[XML-SIG] parsers and XML

Lars Marius Garshol larsga@garshol.priv.no
08 Aug 2000 14:05:52 +0200


* travish@realtime.net
| 
| a) most of the XML "parsers" act appear to be lexers

You mean, since they don't build complete document trees? This is so
because XML has a much simpler structure (and potentially much greater
sizes) than what parsers traditionally have parsed.
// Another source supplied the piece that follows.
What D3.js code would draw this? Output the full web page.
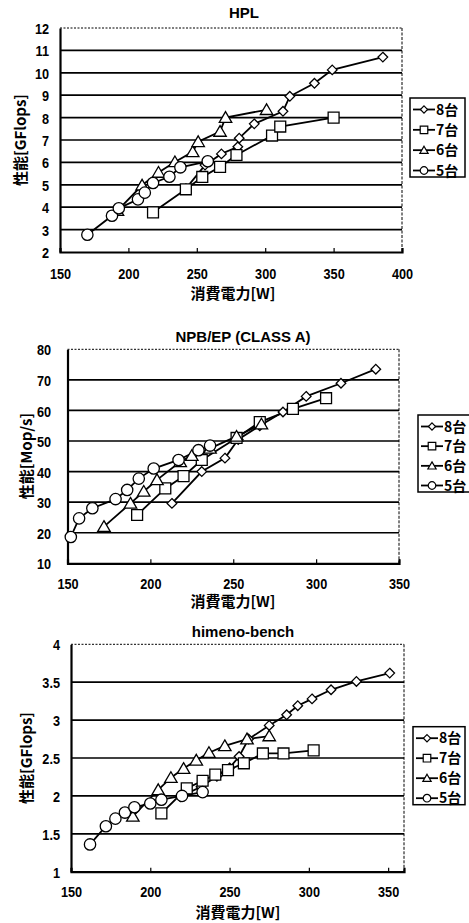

This makes an
event-based API very useful.

In Python we have so far chosen to make tree building separate
utilities.  If you want a document tree, look at 4DOM or qp_xml.
 
| b) none of the examples are of sufficient/substantial complexity
|    (e.g. recursive nesting, deep/complex hierarchy)
| 
|    If anyone has suggestions on what kind of parser to use as a back
|    end (yapps?  kjParsing?  etc.) I'd be interested to hear it.

I don't understand this question. 

| c) SGMLOP's description is substantially misleading:
| 
|  http://www.garshol.priv.no/download/xmltools/prod/sgmlop.html
| 
|  sgmlop is meant to behave identically with the sgmllib and xmllib
|  modules and replace them invisibly if it is present, so that one
|  does not have to change any code to use them. The saxlib package
|  has a SAX 1.0 driver for sgmlop.
| 
| This does not appear to be correct.  See diffs below.

The diffs seem to be for the pyexpat driver. This has nothing to do
with sgmlop or xmllib. 

What is the problem with the description?

| d) xmltok: no driver drv_xmltok
| e) XMLtoolkit: no module named XMLFactory
| f) xmldc: no module named xml_dc

If you don't have the parsers installed, the drivers won't work. :)

| g) Relative speeds on my hardware:
| 	sgmlop (C module)      4.15
| 	pyexpat (C module)     2.60
| 	xmlproc (python)       1.21
| 	xmllib (python)        1.00

Relative speed depends quite a bit on the document being parsed.
Also, the speed difference when using sgmlop is probably greater when
you don't use SAX.

--Lars M.